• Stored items
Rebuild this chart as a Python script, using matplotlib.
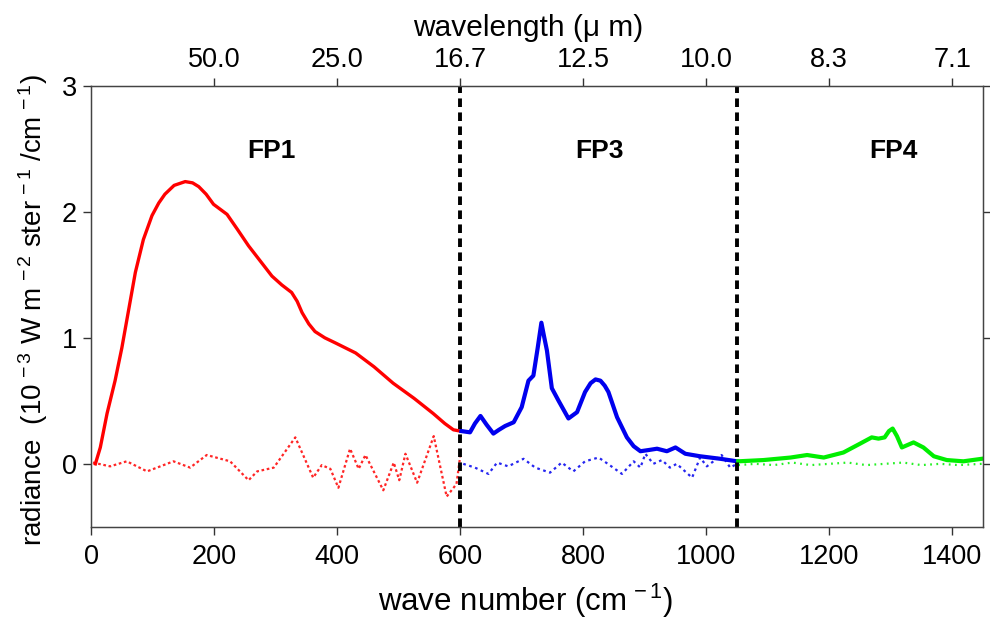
import matplotlib
matplotlib.use("Agg")
import matplotlib.pyplot as plt

plt.rcParams['font.family'] = ['Liberation Sans', 'DejaVu Sans']
plt.rcParams['mathtext.fontset'] = 'custom'
plt.rcParams['mathtext.rm'] = 'Liberation Sans'
plt.rcParams['mathtext.it'] = 'Liberation Sans'

# FP1 spectrum (red)
fp1_wn = [7, 15, 26, 39, 50, 61, 72, 85, 99, 110, 120, 135, 153, 165, 175, 187, 199, 210, 221, 238, 256, 275, 294, 310, 326, 335, 343, 354, 364, 380, 397, 430, 460, 491, 525, 556, 575, 589, 600]
fp1_val = [0.0, 0.13, 0.40, 0.66, 0.92, 1.22, 1.52, 1.78, 1.97, 2.07, 2.14, 2.21, 2.24, 2.23, 2.20, 2.14, 2.06, 2.02, 1.98, 1.86, 1.73, 1.61, 1.49, 1.42, 1.36, 1.29, 1.20, 1.11, 1.05, 1.00, 0.96, 0.88, 0.77, 0.64, 0.52, 0.40, 0.32, 0.27, 0.26]
# FP1 noise (red dotted)
fp1n_wn = [3, 31, 58, 91, 134, 161, 188, 226, 256, 270, 297, 332, 361, 375, 389, 402, 421, 435, 446, 475, 492, 501, 511, 530, 557, 578, 594, 600]
fp1n_val = [0.01, -0.02, 0.02, -0.06, 0.02, -0.03, 0.07, 0.02, -0.13, -0.06, -0.03, 0.21, -0.11, -0.01, -0.04, -0.19, 0.12, -0.04, 0.07, -0.21, 0.01, -0.13, 0.08, -0.15, 0.22, -0.26, -0.16, 0.06]

# FP3 spectrum (blue)
fp3_wn = [602, 616, 624, 633, 643, 654, 663, 673, 687, 700, 711, 719, 726, 732, 736, 741, 749, 760, 776, 790, 803, 812, 820, 828, 835, 841, 855, 871, 882, 893, 907, 920, 936, 950, 966, 990, 1023, 1050]
fp3_val = [0.26, 0.25, 0.32, 0.38, 0.31, 0.24, 0.27, 0.30, 0.33, 0.45, 0.66, 0.70, 0.92, 1.12, 1.02, 0.90, 0.60, 0.50, 0.36, 0.41, 0.57, 0.64, 0.67, 0.66, 0.62, 0.57, 0.37, 0.21, 0.14, 0.10, 0.11, 0.12, 0.10, 0.13, 0.08, 0.06, 0.04, 0.02]
# FP3 noise (blue dotted)
fp3n_wn = [605, 624, 646, 660, 678, 703, 722, 746, 765, 784, 803, 825, 840, 863, 882, 893, 901, 914, 928, 941, 952, 977, 990, 1001, 1025, 1039, 1050]
fp3n_val = [0.0, -0.03, -0.08, 0.01, -0.02, 0.04, -0.03, -0.07, 0.01, -0.06, 0.02, 0.05, 0.0, -0.08, 0.02, -0.03, 0.08, 0.0, 0.03, -0.03, 0.0, -0.11, 0.05, -0.02, 0.07, -0.03, 0.0]

# FP4 spectrum (green)
fp4_wn = [1052, 1093, 1137, 1164, 1191, 1223, 1250, 1269, 1280, 1290, 1297, 1303, 1310, 1318, 1337, 1353, 1370, 1391, 1418, 1448]
fp4_val = [0.02, 0.03, 0.05, 0.07, 0.05, 0.09, 0.16, 0.21, 0.20, 0.21, 0.26, 0.28, 0.22, 0.13, 0.17, 0.13, 0.06, 0.03, 0.02, 0.04]
# FP4 noise (green dotted)
fp4n_wn = [1052, 1080, 1110, 1140, 1170, 1200, 1230, 1260, 1290, 1320, 1350, 1380, 1410, 1448]
fp4n_val = [-0.01, 0.0, -0.01, 0.01, -0.01, 0.0, 0.01, -0.01, 0.0, 0.01, -0.01, 0.0, -0.01, 0.0]

boundaries = [600, 1050]
labels = ["FP1", "FP3", "FP4"]
label_x = [293, 826, 1304]

top_ticks = [200, 400, 600, 800, 1000, 1200, 1400]
top_labels = ["50.0", "25.0", "16.7", "12.5", "10.0", "8.3", "7.1"]

fig = plt.figure(figsize=(9.9, 6.22), dpi=100)
ax = fig.add_axes([0.092, 0.153, 0.901, 0.709])

ax.plot(fp1_wn, fp1_val, color='#ff0000', lw=2.4, solid_joinstyle='round')
ax.plot(fp1n_wn, fp1n_val, color='#ff0000', lw=1.6, ls=(0, (1.2, 1.2)), alpha=0.85)
ax.plot(fp3_wn, fp3_val, color='#0000ee', lw=3.0, solid_joinstyle='round')
ax.plot(fp3n_wn, fp3n_val, color='#0000ee', lw=1.6, ls=(0, (1.2, 1.6)), alpha=0.85)
ax.plot(fp4_wn, fp4_val, color='#00ee00', lw=3.0, solid_joinstyle='round')
ax.plot(fp4n_wn, fp4n_val, color='#00ee00', lw=1.6, ls=(0, (0.8, 2.0)), alpha=0.85)

for b in boundaries:
    ax.axvline(b, color='black', lw=2.8, ls=(0, (2.2, 1.4)))

for lx, lab in zip(label_x, labels):
    ax.text(lx, 2.48, lab, ha='center', va='center', fontsize=19, fontweight='bold')

ax.set_xlim(0, 1450)
ax.set_ylim(-0.5, 3)
ax.set_xticks([0, 200, 400, 600, 800, 1000, 1200, 1400])
ax.set_yticks([0, 1, 2, 3])
ax.set_yticklabels(["0", "1", "2", "3"])
ax.tick_params(axis='both', direction='out', length=6, width=1, labelsize=19.5, color='#333333')
ax.tick_params(axis='y', right=True, pad=4)
ax.tick_params(axis='x', pad=6)
for s in ax.spines.values():
    s.set_color('#444444')
    s.set_linewidth(1.0)

ax.set_xlabel("wave number (cm$^{\\,-1}$)", fontsize=22.5)
ax.xaxis.set_label_coords(0.487, -0.125)
ax.set_ylabel("radiance  (10$^{\\,-3}$ W m$^{\\,-2}$ ster$^{\\,-1}$ /cm$^{\\,-1}$)", fontsize=20)
ax.yaxis.set_label_coords(-0.046, 0.492)

ax2 = ax.twiny()
ax2.set_xlim(ax.get_xlim())
ax2.set_xticks(top_ticks)
ax2.set_xticklabels(top_labels)
ax2.tick_params(axis='x', direction='out', length=6, width=1, labelsize=19.5, color='#333333', pad=3)
for s in ax2.spines.values():
    s.set_color('#444444')
ax2.set_xlabel("wavelength (μ m)", fontsize=21.5)
ax2.xaxis.set_label_coords(0.49, 1.114)

fig.savefig("out.png", dpi=100)
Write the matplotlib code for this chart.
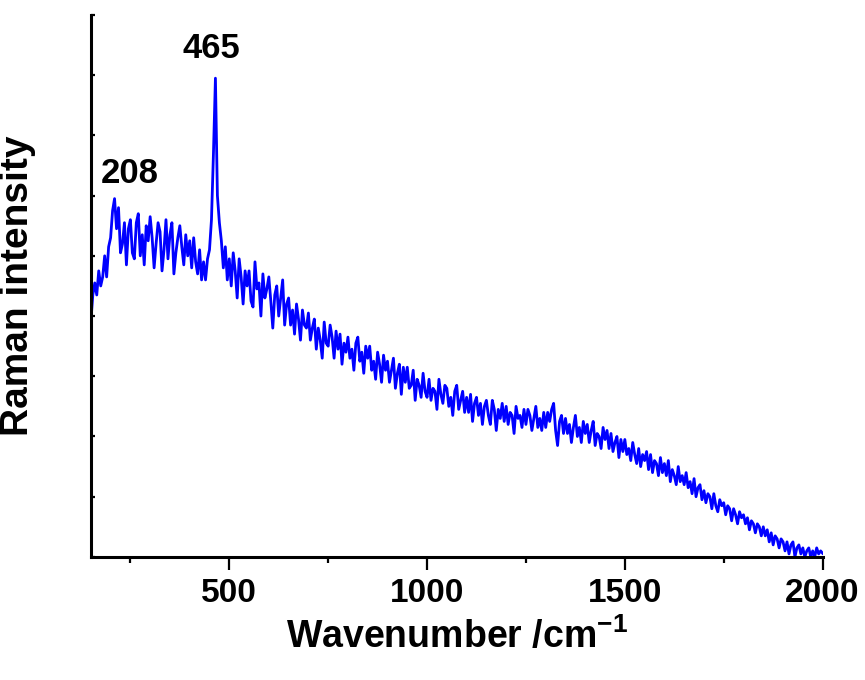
import numpy as np
import matplotlib
matplotlib.use("Agg")
import matplotlib.pyplot as plt

plt.rcParams.update({
    "font.family": ["Liberation Sans", "DejaVu Sans"],
    "font.weight": "bold",
    "mathtext.fontset": "custom",
    "mathtext.rm": "Liberation Sans:bold",
    "mathtext.bf": "Liberation Sans:bold",
    "mathtext.default": "rm",
})

# Raman spectrum, 5 cm-1 steps from 150 to 2000
wavenumber = np.arange(150, 2001, 5)
intensity = [
    3900, 4350, 4550, 4350, 4750, 4500, 4650, 5000, 4650, 5150,
    5300, 5750, 5950, 5450, 5800, 5050, 5200, 5550, 4850, 5450,
    5600, 5050, 4950, 5550, 5700, 5000, 5350, 4850, 5500, 5250,
    5650, 5300, 4800, 5200, 5550, 5400, 4750, 5100, 5600, 4950,
    5350, 5550, 4700, 5050, 5300, 5500, 5150, 4850, 5350, 5000,
    5250, 4800, 5300, 4900, 4700, 5100, 4600, 4900, 4600, 4950,
    5100, 5600, 6700, 7950, 6000, 5550, 5250, 4800, 5150, 4600,
    4950, 4500, 5050, 4750, 4300, 4950, 4650, 4200, 4750, 4500,
    4750, 4250, 4150, 4900, 4450, 4550, 4000, 4700, 4300, 4450,
    4650, 4250, 3800, 4350, 4500, 4000, 4300, 4600, 3850, 4200,
    4300, 3850, 4100, 3700, 4200, 3950, 3600, 4100, 3850, 3800,
    4050, 3600, 3800, 3950, 3450, 3800, 3600, 3300, 3900, 3550,
    3500, 3850, 3650, 3300, 3750, 3450, 3700, 3200, 3550, 3400,
    3650, 3300, 3450, 3100, 3550, 3650, 3250, 3400, 3050, 3500,
    3300, 3500, 3100, 3250, 2950, 3400, 3200, 2900, 3350, 3100,
    3250, 2900, 3100, 3300, 2800, 3050, 3200, 2700, 3150, 2900,
    3150, 2800, 2850, 3100, 2600, 2950, 2850, 2650, 3050, 2750,
    2650, 2950, 2600, 2800, 2750, 2450, 2950, 2700, 2550, 2850,
    2800, 2500, 2650, 2350, 2750, 2850, 2450, 2600, 2750, 2400,
    2650, 2400, 2700, 2250, 2550, 2650, 2350, 2550, 2200, 2500,
    2600, 2350, 2200, 2600, 2450, 2100, 2450, 2300, 2550, 2250,
    2500, 2200, 2400, 2350, 2050, 2500, 2300, 2350, 2150, 2450,
    2200, 2450, 2350, 2100, 2300, 2500, 2150, 2300, 2100, 2400,
    2150, 2400, 2250, 2450, 2550, 2100, 1850, 2250, 2350, 2050,
    2300, 2050, 2200, 1900, 2150, 2350, 2000, 2150, 1900, 2250,
    2050, 2200, 1900, 2100, 2250, 1850, 2050, 2000, 1800, 2150,
    1950, 2100, 1800, 2050, 1750, 1900, 2000, 1650, 1950, 1750,
    1950, 1700, 1800, 1600, 1900, 1700, 1550, 1800, 1500, 1700,
    1600, 1750, 1450, 1700, 1400, 1600, 1550, 1350, 1650, 1400,
    1550, 1350, 1600, 1250, 1450, 1350, 1200, 1500, 1250, 1350,
    1200, 1400, 1150, 1250, 1050, 1300, 1000, 1150, 1200, 950,
    1100, 900, 1050, 1000, 800, 1050, 850, 750, 950, 850,
    900, 700, 850, 800, 600, 800, 700, 550, 750, 650,
    700, 550, 650, 450, 600, 550, 400, 550, 500, 350,
    500, 350, 450, 250, 400, 200, 350, 300, 150, 300,
    250, 100, 250, 50, 200, 250, 0, 150, 200, 50,
    150, 0, 100, 150, 0, 100, 0, 150, 50, 100,
    60,
]

peak_labels = ["208", "465"]
peak_label_x = [249, 456]
peak_label_y = [6210, 8280]

fig = plt.figure(figsize=(8.65, 6.8), dpi=100)
ax = fig.add_axes([0.105, 0.181, 0.846, 0.797])

ax.plot(wavenumber, intensity, color="#0000ff", linewidth=2.0)

for lab, lx, ly in zip(peak_labels, peak_label_x, peak_label_y):
    ax.text(lx, ly, lab, ha="center", va="baseline", fontsize=25, fontweight="bold")

ax.set_xlim(150, 2000)
ax.set_ylim(0, 9000)
ax.set_xticks([500, 1000, 1500, 2000])
ax.set_xticks([250, 750, 1250, 1750], minor=True)
ax.set_yticks(np.arange(0, 9001, 1000))
ax.set_yticklabels([])

for side in ["top", "right"]:
    ax.spines[side].set_visible(False)
for side in ["left", "bottom"]:
    ax.spines[side].set_linewidth(2.2)

ax.tick_params(axis="x", which="major", direction="out", length=9, width=1.6,
               labelsize=24, pad=6)
ax.tick_params(axis="x", which="minor", direction="out", length=4.5, width=1.6)
ax.tick_params(axis="y", which="major", direction="in", length=3, width=1.6)

ax.set_xlabel("Wavenumber /cm$^{-1}$", fontsize=27, fontweight="bold", labelpad=6)
ax.set_ylabel("Raman intensity", fontsize=28, fontweight="bold", labelpad=36)

fig.savefig("out.png", dpi=100)
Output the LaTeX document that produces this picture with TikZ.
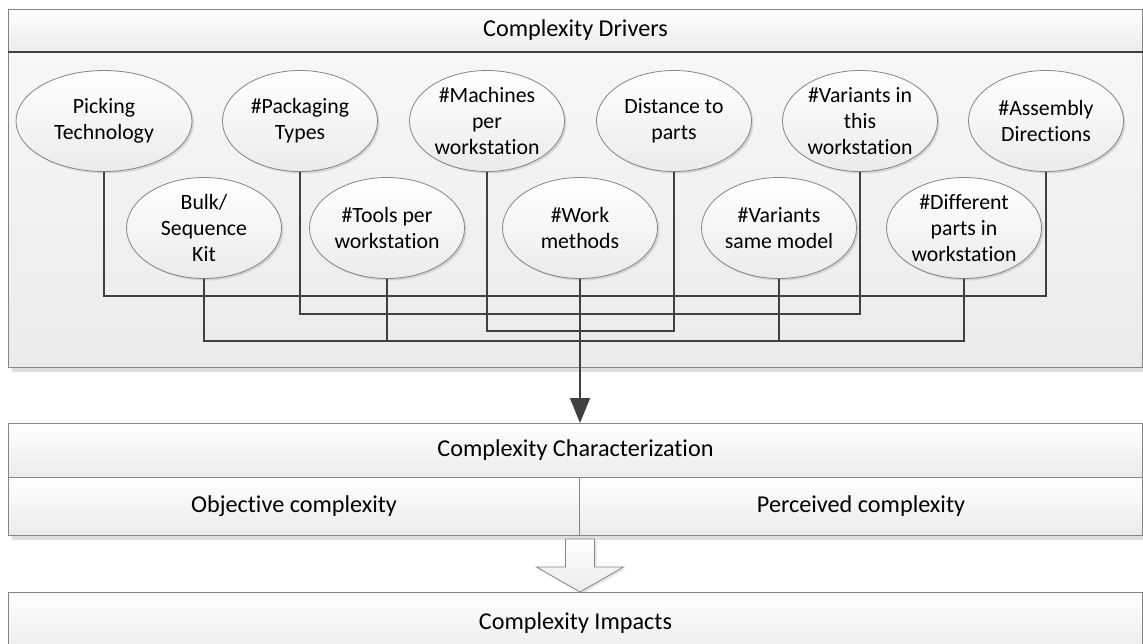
\documentclass[tikz,border=0pt]{standalone}
\usepackage{fontspec}
\setmainfont{Carlito}[Ligatures=NoCommon]
\usetikzlibrary{shapes.geometric,shadows,arrows.meta}

\definecolor{linegray}{HTML}{404040}
\definecolor{edgegray}{HTML}{858585}
\definecolor{fillgray}{HTML}{EBEBEB}

\tikzset{
    txt/.style={font=\fontsize{24.2pt}{29pt}\selectfont, align=center},
    driver/.style={font=\fontsize{21.8pt}{26pt}\selectfont, align=center, ellipse, draw=edgegray, line width=.8pt,
        top color=white, bottom color=fillgray,
        minimum width=155pt, minimum height=101pt, inner sep=-1pt,
        drop shadow={shadow xshift=2pt, shadow yshift=-2pt, opacity=.25}},
    band/.style={txt, rectangle, draw=edgegray, line width=1pt, top color=white, bottom color=fillgray,
        inner sep=0pt, anchor=north west},
    link/.style={draw=linegray, line width=1.5pt},
}

\begin{document}
\begin{tikzpicture}[x=1pt, y=-1pt]
\useasboundingbox (0,0) rectangle (1143,643);

\node[band, minimum width=1134pt, minimum height=316pt, top color=white!60!fillgray,
    drop shadow={shadow xshift=3pt, shadow yshift=-4pt, opacity=.25}] (driverbody) at (8,51) {};
\node[band, minimum width=1134pt, minimum height=42pt] (drivers) at (8,9) {Complexity Drivers};
\draw[link] (drivers.south west) -- (drivers.south east);

\node[driver, minimum width=176pt] (pick) at (104,121) {Picking\\Technology};
\node[driver] (pack)     at (300,121) {\#Packaging\\Types};
\node[driver] (mach)     at (487,121) {\#Machines\\per\\workstation};
\node[driver] (dist)     at (674,121) {Distance to\\parts};
\node[driver] (varthis)  at (860,121) {\#Variants in\\this\\workstation};
\node[driver] (asm)      at (1046,121) {\#Assembly\\Directions};

\node[driver] (bulk)      at (204,228) {Bulk/\\Sequence\\Kit};
\node[driver] (tools)     at (387,228) {\#Tools per\\workstation};
\node[driver] (work)      at (580,228) {\#Work\\methods};
\node[driver] (varsame)   at (779,228) {\#Variants\\same model};
\node[driver] (diffparts) at (964,228) {\#Different\\parts in\\workstation};

\coordinate (lvA) at (0,296);
\coordinate (lvB) at (0,314);
\coordinate (lvC) at (0,331);
\coordinate (lvD) at (0,341);

\draw[link] (pick.south) |- (asm.south |- lvA) -- (asm.south);
\draw[link] (pack.south) |- (varthis.south |- lvB) -- (varthis.south);
\draw[link] (mach.south) |- (dist.south |- lvC) -- (dist.south);
\draw[link] (bulk.south) |- (diffparts.south |- lvD) -- (diffparts.south);
\draw[link] (tools.south) -- (tools.south |- lvD);
\draw[link] (varsame.south) -- (varsame.south |- lvD);

\node[band, minimum width=571pt, minimum height=58pt,
    drop shadow={shadow xshift=3pt, shadow yshift=-4pt, opacity=.25}] (objective) at (8,477) {Objective complexity};
\node[band, minimum width=563pt, minimum height=58pt,
    drop shadow={shadow xshift=3pt, shadow yshift=-4pt, opacity=.25}] (perceived) at (579,477) {Perceived complexity};
\node[band, minimum width=1134pt, minimum height=54pt] (character) at (8,423) {Complexity Characterization};

\draw[link, -{Triangle[length=25pt, width=20pt]}] (work.south) -- (work.south |- character.north);

\node[band, minimum width=1134pt, minimum height=62pt] (impacts) at (8,592) {Complexity Impacts};

\coordinate (tip) at (objective.south east |- impacts.north);
\draw[draw=edgegray, line width=.8pt, top color=white, bottom color=fillgray,
    drop shadow={shadow xshift=2pt, shadow yshift=-2pt, opacity=.2}]
    (tip) -- ++(-43.5,-25) -- ++(29,0) -- ++(0,-28) -- ++(29,0) -- ++(0,28) -- ++(29,0) -- cycle;

\end{tikzpicture}
\end{document}
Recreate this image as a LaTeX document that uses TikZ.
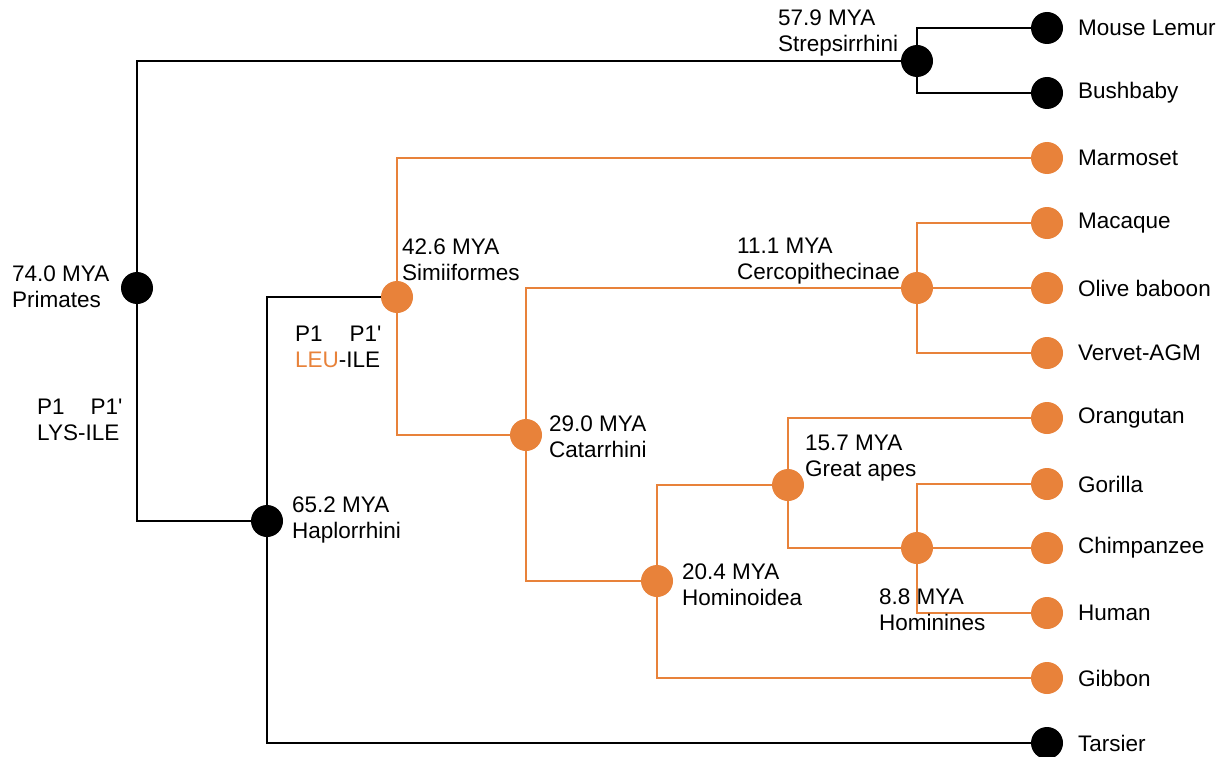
\documentclass[tikz,border=0pt]{standalone}
\usepackage{fontspec}
\newfontfamily\lab{Liberation Sans}
\definecolor{tor}{RGB}{232,130,58}
\begin{document}
\begin{tikzpicture}[x=1pt,y=-1pt,
  dotk/.style={circle,fill=black,minimum size=32pt,inner sep=0pt},
  doto/.style={circle,fill=tor,minimum size=32pt,inner sep=0pt},
  bline/.style={draw=black,line width=2pt},
  oline/.style={draw=tor,line width=1.8pt},
  lbl/.style={font=\lab\fontsize{22.5}{26}\selectfont,inner sep=0pt,anchor=west,align=left},
  leaf/.style={font=\lab\fontsize{22.5}{26}\selectfont,inner sep=0pt,anchor=west},
]
\useasboundingbox[fill=white] (0,0) rectangle (1223,757);

% internal nodes
\node[dotk] (prim) at (137,288) {};
\node[dotk] (strep) at (917,61) {};
\node[dotk] (hap) at (267,521) {};
\node[doto] (simi) at (397,297) {};
\node[doto] (cata) at (526,435) {};
\node[doto] (cerc) at (917,288) {};
\node[doto] (homd) at (657,581) {};
\node[doto] (grea) at (788,485) {};
\node[doto] (homn) at (917,548) {};

% leaves
\node[dotk] (lemur) at (1047,28) {};
\node[dotk] (bush) at (1047,93) {};
\node[doto] (marm) at (1047,158) {};
\node[doto] (maca) at (1047,223) {};
\node[doto] (olive) at (1047,288) {};
\node[doto] (verv) at (1047,353) {};
\node[doto] (oran) at (1047,418) {};
\node[doto] (gori) at (1047,484) {};
\node[doto] (chim) at (1047,548) {};
\node[doto] (huma) at (1047,613) {};
\node[doto] (gibb) at (1047,678) {};
\node[dotk] (tars) at (1047,743) {};

% edges
\draw[bline] (prim) |- (strep);
\draw[bline] (prim) |- (hap);
\draw[bline] (strep) |- (lemur);
\draw[bline] (strep) |- (bush);
\draw[bline] (hap) |- (simi);
\draw[bline] (hap) |- (tars);
\draw[oline] (simi) |- (marm);
\draw[oline] (simi) |- (cata);
\draw[oline] (cata) |- (cerc);
\draw[oline] (cata) |- (homd);
\draw[oline] (cerc) |- (maca);
\draw[oline] (cerc) -- (olive);
\draw[oline] (cerc) |- (verv);
\draw[oline] (homd) |- (grea);
\draw[oline] (homd) |- (gibb);
\draw[oline] (grea) |- (oran);
\draw[oline] (grea) |- (homn);
\draw[oline] (homn) |- (gori);
\draw[oline] (homn) -- (chim);
\draw[oline] (homn) |- (huma);

% internal labels
\node[lbl] (lprim) at (12,287) {74.0 MYA\\Primates};
\node[lbl] (lstrep) at (778,33) {57.9 MYA\\Strepsirrhini};
\node[lbl] (lhap) at (292,520) {65.2 MYA\\Haplorrhini};
\node[lbl] (lsimi) at (402,260) {42.6 MYA\\Simiiformes};
\node[lbl] (lcata) at (549,437) {29.0 MYA\\Catarrhini};
\node[lbl] (lcerc) at (737,261) {11.1 MYA\\Cercopithecinae};
\node[lbl] (lhomd) at (682,585) {20.4 MYA\\Hominoidea};
\node[lbl] (lgrea) at (805,458) {15.7 MYA\\Great apes};
\node[lbl] (lhomn) at (879,610) {8.8 MYA\\Hominines};
\node[lbl] (lys) at (37,420) {P1\hspace{26pt}P1'\\LYS-ILE};
\node[lbl] (leu) at (295,347) {P1\hspace{27pt}P1'\\\textcolor{tor}{LEU}-ILE};

% leaf labels
\node[leaf] at (1078,28) {Mouse Lemur};
\node[leaf] at (1078,93) {Bushbaby};
\node[leaf] at (1078,158) {Marmoset};
\node[leaf] at (1078,223) {Macaque};
\node[leaf] at (1078,288) {Olive baboon};
\node[leaf] at (1078,353) {Vervet-AGM};
\node[leaf] at (1078,418) {Orangutan};
\node[leaf] at (1078,484) {Gorilla};
\node[leaf] at (1078,548) {Chimpanzee};
\node[leaf] at (1078,613) {Human};
\node[leaf] at (1078,678) {Gibbon};
\node[leaf] at (1078,743) {Tarsier};
\end{tikzpicture}
\end{document}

• Aim
Take the stretch from the line containing "Recreate this image" through the line containing "(tars) at (1047,743)" and reproduce it exactly, both ends included. Omit the pictures.

• Solution for this exercise
Recreate this image as a LaTeX document that uses TikZ.
\documentclass[tikz,border=0pt]{standalone}
\usepackage{fontspec}
\newfontfamily\lab{Liberation Sans}
\definecolor{tor}{RGB}{232,130,58}
\begin{document}
\begin{tikzpicture}[x=1pt,y=-1pt,
  dotk/.style={circle,fill=black,minimum size=32pt,inner sep=0pt},
  doto/.style={circle,fill=tor,minimum size=32pt,inner sep=0pt},
  bline/.style={draw=black,line width=2pt},
  oline/.style={draw=tor,line width=1.8pt},
  lbl/.style={font=\lab\fontsize{22.5}{26}\selectfont,inner sep=0pt,anchor=west,align=left},
  leaf/.style={font=\lab\fontsize{22.5}{26}\selectfont,inner sep=0pt,anchor=west},
]
\useasboundingbox[fill=white] (0,0) rectangle (1223,757);

% internal nodes
\node[dotk] (prim) at (137,288) {};
\node[dotk] (strep) at (917,61) {};
\node[dotk] (hap) at (267,521) {};
\node[doto] (simi) at (397,297) {};
\node[doto] (cata) at (526,435) {};
\node[doto] (cerc) at (917,288) {};
\node[doto] (homd) at (657,581) {};
\node[doto] (grea) at (788,485) {};
\node[doto] (homn) at (917,548) {};

% leaves
\node[dotk] (lemur) at (1047,28) {};
\node[dotk] (bush) at (1047,93) {};
\node[doto] (marm) at (1047,158) {};
\node[doto] (maca) at (1047,223) {};
\node[doto] (olive) at (1047,288) {};
\node[doto] (verv) at (1047,353) {};
\node[doto] (oran) at (1047,418) {};
\node[doto] (gori) at (1047,484) {};
\node[doto] (chim) at (1047,548) {};
\node[doto] (huma) at (1047,613) {};
\node[doto] (gibb) at (1047,678) {};
\node[dotk] (tars) at (1047,743) {};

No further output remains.